Después de un siglo consumido por grandes proyectos, guerras mundiales y ostentoso derroche, el aprecio de Foucauld por medios pobres, objetivos modestos y la vida oculta de fe y de caridad nos ofrece una alternativa poderosa y subversiva. Nos recuerda, entre otras cosas, que Cristo mismo eligió un camino de aparente fallo, eligiendo lo que es bajo y despreciado por el mundo.

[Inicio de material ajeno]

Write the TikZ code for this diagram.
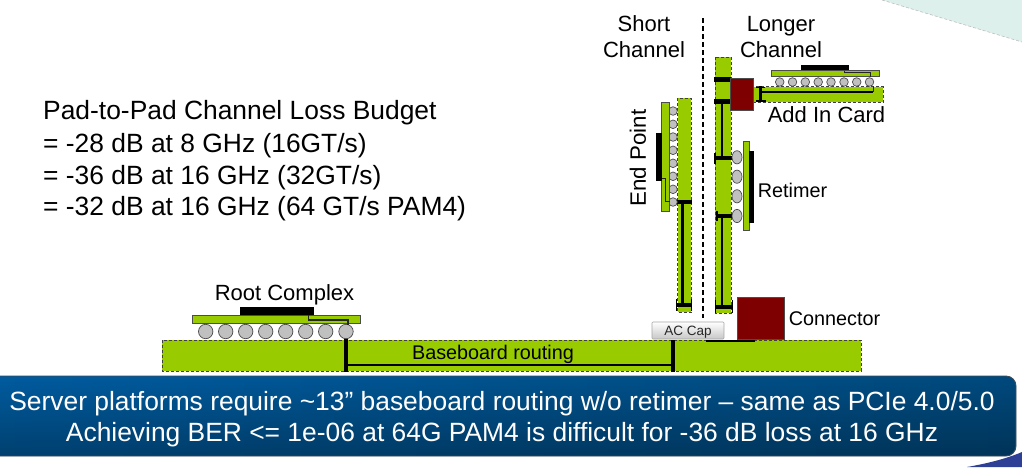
\documentclass[tikz,border=0pt]{standalone}
\usepackage{fontspec}
\usetikzlibrary{fadings}
\setmainfont{Liberation Sans}
\definecolor{pcbgreen}{HTML}{99CC00}
\definecolor{conred}{HTML}{7F0000}
\definecolor{ballgray}{HTML}{C0C0C0}
\definecolor{bannerleft}{HTML}{005CA0}
\definecolor{bannerright}{HTML}{004A7E}
\definecolor{bannerline}{HTML}{3C4A58}
\definecolor{cornerblue}{HTML}{2E4096}
\definecolor{cornerteal}{HTML}{DDF0EC}
\tikzset{
  board/.style={fill=pcbgreen,draw=black!75,densely dashed,line width=0.7pt},
  pkg/.style={fill=pcbgreen,draw=black!70,line width=0.8pt},
  die/.style={fill=black},
  ball/.style={fill=ballgray,draw=black!70,line width=0.7pt},
  conn/.style={fill=conred,draw=black!70,line width=0.6pt},
  thick trace/.style={draw=black,line width=4.4pt},
  thin trace/.style={draw=black,line width=2.3pt},
  pkg trace/.style={draw=black!85,line width=0.9pt},
  label/.style={inner sep=0pt,anchor=base,text=black,font=\fontsize{22}{26}\selectfont},
  small label/.style={inner sep=0pt,anchor=base,text=black,font=\fontsize{19.8}{24}\selectfont},
  budget/.style={inner sep=0pt,anchor=base west,text=black,font=\fontsize{26.4}{30}\selectfont},
  banner text/.style={inner sep=0pt,anchor=base,text=white,font=\fontsize{26.4}{30}\selectfont},
}
\begin{document}
\begin{tikzpicture}[x=1pt,y=-1pt]
\useasboundingbox (0,0) rectangle (1022,467);
\fill[white] (0,0) rectangle (1022,467);
% corner decorations
\fill[cornerteal] (882,0) -- (1022,42) -- (1022,0) -- cycle;
\draw[black!25,densely dashed,line width=0.6pt] (882,0) -- (1022,42);
\fill[cornerblue] (967,467) .. controls (990,463) and (1008,458) .. (1022,452) -- (1022,467) -- cycle;

% budget text
\node[budget] (t1) at (43,119.5) {Pad-to-Pad Channel Loss Budget};
\node[budget] (t2) at (43,152) {= -28 dB at 8 GHz (16GT/s)};
\node[budget] (t3) at (43,184) {= -36 dB at 16 GHz (32GT/s)};
\node[budget] (t4) at (43,215) {= -32 dB at 16 GHz (64 GT/s PAM4)};

% headings and divider
\node[label] (short1) at (644,31) {Short};
\node[label] (short2) at (644,57.5) {Channel};
\node[label] (long1) at (781,31) {Longer};
\node[label] (long2) at (781,57.5) {Channel};
\draw[black,line width=1.8pt,dash pattern=on 5pt off 3pt] (703,18) -- (703,318);

% baseboard
\path[board] (162,340) rectangle (861,371);
\draw[thick trace,line width=4.5pt] (346,337) -- (346,372);
\draw[thick trace,line width=4pt] (673,340) -- (673,372);
\draw[thin trace] (346,365) -- (673,365);
\draw[thin trace,line width=2.4pt] (706,340.7) -- (755,340.7);
\node[small label] (bb) at (493,359.5) {Baseboard routing};

% root complex
\foreach \x in {205.7,225.7,245.7,265.7,285.7,305.7,325.7,346}
  \path[ball] (\x,331.5) circle (7.2);
\path[pkg] (192.7,315) rectangle (360,323.7);
\path[die] (239.5,307) rectangle (313.5,315);
\draw[pkg trace,line width=1.2pt] (308.3,315) -- (308.3,320) -- (348,320) -- (348,325);
\node[label] (rc) at (284.5,300) {Root Complex};

% connector at the baseboard and AC cap
\path[conn] (737,297) rectangle (784,339);
\node[small label] (conlab) at (834.5,325) {Connector};
\shade[top color=white,bottom color=black!22,draw=black!35,line width=0.6pt,rounded corners=1pt] (652,322) rectangle (724,339);
\node[inner sep=0pt,anchor=base,text=black!85,font=\fontsize{13.5}{16}\selectfont] (ac) at (688,335.5) {AC Cap};

% short channel card
\path[board] (677.5,98) rectangle (691,312);
\draw[thin trace] (682.5,202) -- (682.5,303);
\draw[thick trace] (676,202) -- (692,202);
\draw[thick trace,line width=4pt] (676,305) -- (692,305);
\draw[thick trace,line width=1.8pt] (676.5,299) -- (676.5,311);
\draw[thick trace,line width=1.8pt] (691.5,299) -- (691.5,311);
\foreach \y in {111,124.3,137,150.3,163.3,176.3,189.3,202}
  \path[ball] (673,\y) circle (4.3);
\path[pkg] (661,102.5) rectangle (669,211);
\path[die] (656,133) rectangle (661.5,181);
\draw[pkg trace] (661.5,178) -- (665,178) -- (665,201.7) -- (670,201.7);
\node[inner sep=0pt,text=black,font=\fontsize{22.3}{26}\selectfont,rotate=90] (ep) at (638,158) {End Point};

% longer channel card
\path[board] (715,57) rectangle (731,313);
\draw[thin trace] (722,101) -- (722,158);
\draw[thin trace] (722,216) -- (722,305);
\draw[thick trace] (714,79.5) -- (731,79.5);
\draw[thick trace] (714,101.5) -- (731,101.5);
\draw[thick trace] (714,158) -- (733,158);
\draw[thick trace] (716,216) -- (733,216);
\draw[thick trace,line width=2pt] (715,153) -- (715,164);
\draw[thick trace,line width=2pt] (716.5,211) -- (716.5,221);
\draw[thick trace,line width=4pt] (715,307) -- (733,307);
\draw[thick trace,line width=1.8pt] (715.5,300) -- (715.5,313);
\draw[thick trace,line width=1.8pt] (732.5,300) -- (732.5,313);

% retimer
\foreach \y in {157.3,176.7,196.3,216}
  \path[ball] (737,\y) ellipse (5 and 6.6);
\path[pkg] (743.3,141) rectangle (749,230);
\path[die] (749,151) rectangle (754,222.5);
\node[small label] (ret) at (792.5,197.5) {Retimer};

% add in card
\path[board] (753,86.5) rectangle (883,102);
\draw[thin trace] (760,92) -- (873,92);
\draw[pkg trace] (873,86) -- (873,92);
\draw[thick trace,line width=2.6pt] (760.5,86) -- (760.5,102);
\draw[thick trace,line width=1.8pt] (756,87.5) -- (765,87.5);
\draw[thick trace,line width=1.8pt] (756,101.2) -- (766,101.2);
\foreach \x in {779.7,792.5,805.3,818.2,831,844,856.7,869.5}
  \path[ball] (\x,82) circle (4.3);
\path[pkg] (771,70) rectangle (879,76.5);
\path[die] (801,65) rectangle (849,70);
\draw[pkg trace] (844,70.5) -- (844,72.7) -- (870,72.7) -- (870,77);
\path[conn] (730.5,78) rectangle (753,110);
\node[label] (aic) at (826.5,122.5) {Add In Card};

% banner
\shade[left color=bannerleft,right color=bannerright,rounded corners=10pt] (-14,376) rectangle (1016,456);
\fill[black,path fading=north,opacity=0.3,rounded corners=10pt] (-14,376) rectangle (1016,456);
\draw[bannerline,line width=0.9pt,rounded corners=10pt] (-14,376) rectangle (1016,456);
\node[banner text] (b1) at (502,410.7) {Server platforms require \char`\~13” baseboard routing w/o retimer – same as PCIe 4.0/5.0};
\node[banner text] (b2) at (502,441.5) {Achieving BER <= 1e-06 at 64G PAM4 is difficult for -36 dB loss at 16 GHz};
\end{tikzpicture}
\end{document}
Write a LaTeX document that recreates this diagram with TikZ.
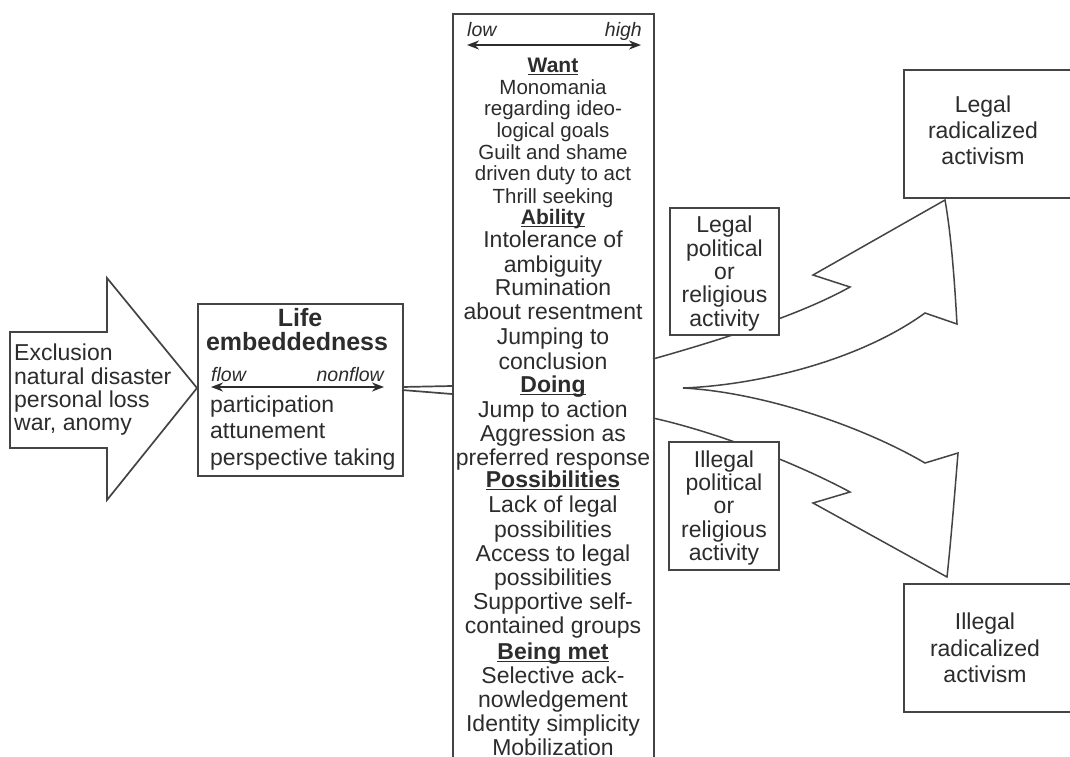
\documentclass[tikz,border=0pt]{standalone}
\usepackage{fontspec}
\setmainfont{Liberation Sans}
\usetikzlibrary{arrows.meta}
\definecolor{ink}{HTML}{2c2c2c}
\definecolor{edge}{HTML}{444444}
\newcommand\hdul[1]{\underline{\smash{#1}}}
\begin{document}
\begin{tikzpicture}[x=1pt,y=-1pt,
  box/.style={draw=edge, line width=1.9pt, fill=white, inner sep=0pt},
  base/.style={text=ink, inner sep=0pt, anchor=mid, yshift=-5pt},
  txt/.style={base, font=\fontsize{23}{23}\selectfont},
  ltxt/.style={txt, anchor=mid west},
  smalltxt/.style={base, font=\fontsize{20.5}{22}\selectfont},
  hdsmall/.style={base, font=\fontsize{21}{22}\selectfont\bfseries},
  hd/.style={base, font=\fontsize{23}{23}\selectfont\bfseries},
  itl/.style={base, font=\fontsize{19.5}{20}\selectfont\itshape},
  dblarrow/.style={draw=ink, line width=2.8pt, {Stealth[length=12pt,width=9pt]}-{Stealth[length=12pt,width=9pt]}},
  outline/.style={draw=edge, line width=1.5pt, line join=miter},
  multi/.style={text=ink, inner sep=0pt, align=center, yshift=-2pt, font=\fontsize{23}{23.3}\selectfont}
]
\useasboundingbox (0,0) rectangle (1070,756);
\fill[white] (0,0) rectangle (1070,756);
\clip (0,0) rectangle (1070,756);

% ---- left arrow ----
\draw[outline, fill=white, line width=1.7pt] (10,332) -- (107,332) -- (107,278) -- (197,388) -- (107,500) -- (107,448) -- (10,448) -- cycle;
\node[ltxt] (ex1) at (14,353) {Exclusion};
\node[ltxt] (ex2) at (14,377) {natural disaster};
\node[ltxt] (ex3) at (14,400) {personal loss};
\node[ltxt] (ex4) at (14,423) {war, anomy};

% ---- life embeddedness box ----
\node[box, anchor=north west, minimum width=205pt, minimum height=172pt] (life) at (197,303) {};
\node[base, font=\fontsize{25}{25}\selectfont\bfseries] (lifeA) at (300,319) {Life};
\node[base, font=\fontsize{25}{25}\selectfont\bfseries] (lifeB) at (297,343) {embeddedness};
\node[itl, anchor=mid west] (flow) at (211,374) {flow};
\node[itl, anchor=mid east] (nonflow) at (384,374) {nonflow};
\coordinate (fl1) at (211,387);
\coordinate (fl2) at (384,387);
\draw[dblarrow] (fl1) -- (fl2);
\node[ltxt] (le1) at (210,405) {participation};
\node[ltxt] (le2) at (210,431) {attunement};
\node[ltxt] (le3) at (210,458) {perspective taking};

% ---- central column ----
\node[box, anchor=north west, minimum width=201pt, minimum height=800pt] (col) at (452,13) {};
\node[itl, anchor=mid west] (low) at (467,29) {low};
\node[itl, anchor=mid east] (high) at (642,29) {high};
\coordinate (lh1) at (467,45);
\coordinate (lh2) at (641,45);
\draw[dblarrow] (lh1) -- (lh2);

\foreach \yy/\tt in {65/Want,217/Ability}
  \node[hdsmall] (h\yy) at (553,\yy) {\hdul{\tt}};
\foreach \yy/\tt in {385/Doing,480/Possibilities,652/Being met}
  \node[hd] (h\yy) at (553,\yy) {\hdul{\tt}};
\foreach \yy/\tt in {87/Monomania,108/regarding ideo-,130/logical goals,152/Guilt and shame,173/driven duty to act,196/Thrill seeking}
  \node[smalltxt] (s\yy) at (553,\yy) {\tt};
\foreach \yy/\tt in {240/Intolerance of,265/ambiguity,288/Rumination,312/about resentment,337/Jumping to,362/conclusion,410/Jump to action,434/Aggression as,458/preferred response,505/Lack of legal,530/possibilities,554/Access to legal,578/possibilities,602/Supportive self-,626/contained groups,676/Selective ack-,700/nowledgement,724/Identity simplicity,748/Mobilization}
  \node[txt] (t\yy) at (553,\yy) {\tt};

% ---- connector life -> column ----
\coordinate (ca1) at (402,387);
\coordinate (ca2) at (402,390);
\coordinate (cb1) at (452,386);
\coordinate (cb2) at (452,394);
\draw[outline, line width=1.7pt] (ca1) -- (cb1);
\draw[outline, line width=1.7pt] (ca2) -- (cb2);

% ---- forked arrow ----
\draw[outline]
  (653,359) .. controls (720,340) and (800,315) .. (850,287)
  -- (813,275) -- (945,200)
  .. controls (952,240) and (955,290) .. (957,324)
  -- (925,313)
  .. controls (860,360) and (760,385) .. (683,388)
  .. controls (760,392) and (860,425) .. (925,463)
  -- (958,453)
  .. controls (955,490) and (951,540) .. (947,577)
  -- (813,503) -- (850,492)
  .. controls (800,465) and (720,433) .. (653,418);

% ---- activity boxes ----
\node[box, anchor=north west, minimum width=109pt, minimum height=127pt] (legal) at (669,207) {};
\node[multi] (legalT) at (legal.center) {Legal\\political\\or\\religious\\activity};
\node[box, anchor=north west, minimum width=110pt, minimum height=128pt] (illegal) at (668,441) {};
\node[multi] (illegalT) at (illegal.center) {Illegal\\political\\or\\religious\\activity};

% ---- outcome boxes ----
\node[box, anchor=north west, minimum width=190pt, minimum height=128pt] (lrad) at (903,69) {};
\node[multi, yshift=2pt, font=\fontsize{23}{26}\selectfont] (lradT) at (983,130) {Legal\\radicalized\\activism};
\node[box, anchor=north west, minimum width=190pt, minimum height=128pt] (irad) at (903,583) {};
\node[multi, yshift=2pt, font=\fontsize{23}{26.5}\selectfont] (iradT) at (985,648) {Illegal\\radicalized\\activism};
\end{tikzpicture}
\end{document}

Poco antes de su muerte, Foucauld resumió su espiritualidad en un breve testamento. Describe una aproximación a la misión, una manera de dar testimonio del Evangelio, disponible para cualquier persona, en cualquier circunstancia: Jesús llegó a Nazareth, el lugar de la vida ordinaria, de la vida familiar, de oración, de trabajo, de oscuridad, de virtudes silenciosas, practicadas sin más testigos que Dios, sus amigos y familiares. Nazareth, el lugar donde la gran mayoría vivimos nuestras vidas. Debemos respetar infinitamente al último de nuestros hermanos... mezclémonos con ellos. Seamos uno con ellos hasta el punto que Dios desea... y tratémosles fraternalmente para tener el honor y la alegría de ser aceptados como uno de ellos.